Project-Based Learning Philosophy
The department strongly believes in project-based learning as a core component of the educational experience. Through this approach, students are encouraged to apply theoretical knowledge to real-world challenges, fostering innovation and critical thinking skills.
Mini-projects begin in the third semester, where students work on small-scale tasks under faculty supervision. These projects help build foundational research and analytical skills while exposing students to industry practices. The final-year thesis or capstone project is a comprehensive endeavor that allows students to explore an area of personal interest within health informatics.

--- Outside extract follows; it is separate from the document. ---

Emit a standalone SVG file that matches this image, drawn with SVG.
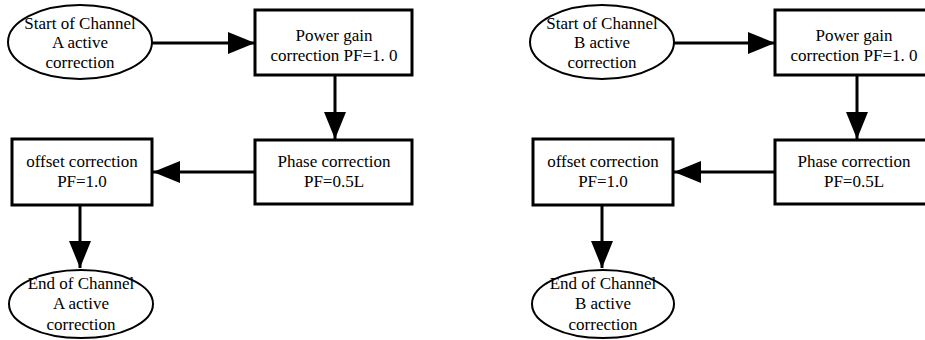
<svg xmlns="http://www.w3.org/2000/svg" width="925" height="340" viewBox="0 0 925 340">
<style>
.box{fill:#fff;stroke:#000;stroke-width:3}
.ell{fill:#fff;stroke:#000;stroke-width:2}
text{font-family:'Liberation Serif','Times New Roman',Times,serif;font-size:17px;fill:#000;text-anchor:middle}
.c{stroke:#000;stroke-width:3;fill:none;marker-end:url(#ah)}
</style>
<defs>
<marker id="ah" markerUnits="userSpaceOnUse" markerWidth="27" markerHeight="22" refX="27" refY="11" orient="auto">
<path d="M0,0 L27,11 L0,22 Z" fill="#000"/>
</marker>
</defs>
<rect width="925" height="340" fill="#fff"/>
<g id="connectors">
<line class="c" x1="152" y1="43" x2="255" y2="43"/>
<line class="c" x1="335" y1="75" x2="335" y2="139"/>
<line class="c" x1="255" y1="172" x2="153" y2="172"/>
<line class="c" x1="80" y1="205" x2="80" y2="268"/>
<line class="c" x1="674" y1="43" x2="775" y2="43"/>
<line class="c" x1="857" y1="75" x2="857" y2="139"/>
<line class="c" x1="775" y1="172" x2="674" y2="172"/>
<line class="c" x1="602" y1="205" x2="602" y2="268"/>
</g>
<g id="startA">
<ellipse class="ell" cx="80" cy="42" rx="72" ry="37"/>
<text x="80" y="29">Start of Channel</text>
<text x="80" y="48">A active</text>
<text x="80" y="68">correction</text>
</g>
<g id="powerA">
<rect class="box" x="255" y="10" width="157" height="65"/>
<text x="334" y="41">Power gain</text>
<text x="334" y="61">correction PF=1. 0</text>
</g>
<g id="phaseA">
<rect class="box" x="255" y="140" width="157" height="64"/>
<text x="334" y="167">Phase correction</text>
<text x="334" y="187">PF=0.5L</text>
</g>
<g id="offsetA">
<rect class="box" x="12" y="139" width="140" height="66"/>
<text x="82" y="167">offset correction</text>
<text x="82" y="187">PF=1.0</text>
</g>
<g id="endA">
<ellipse class="ell" cx="81" cy="304" rx="72" ry="34"/>
<text x="81" y="289">End of Channel</text>
<text x="81" y="309">A active</text>
<text x="81" y="330">correction</text>
</g>
<g id="startB">
<ellipse class="ell" cx="602" cy="42" rx="72" ry="37"/>
<text x="602" y="29">Start of Channel</text>
<text x="602" y="48">B active</text>
<text x="602" y="68">correction</text>
</g>
<g id="powerB">
<rect class="box" x="775" y="10" width="157" height="65"/>
<text x="854" y="41">Power gain</text>
<text x="854" y="61">correction PF=1. 0</text>
</g>
<g id="phaseB">
<rect class="box" x="775" y="140" width="157" height="64"/>
<text x="854" y="167">Phase correction</text>
<text x="854" y="187">PF=0.5L</text>
</g>
<g id="offsetB">
<rect class="box" x="533" y="139" width="140" height="66"/>
<text x="603" y="167">offset correction</text>
<text x="603" y="187">PF=1.0</text>
</g>
<g id="endB">
<ellipse class="ell" cx="603" cy="304" rx="71" ry="34"/>
<text x="603" y="289">End of Channel</text>
<text x="603" y="309">B active</text>
<text x="603" y="330">correction</text>
</g>
</svg>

Projects are selected based on student interests, faculty expertise, and available resources. Each project has a dedicated mentor who guides the team throughout the research process, from problem identification to solution development and presentation. Evaluation criteria include creativity, technical execution, clarity of communication, and impact potential.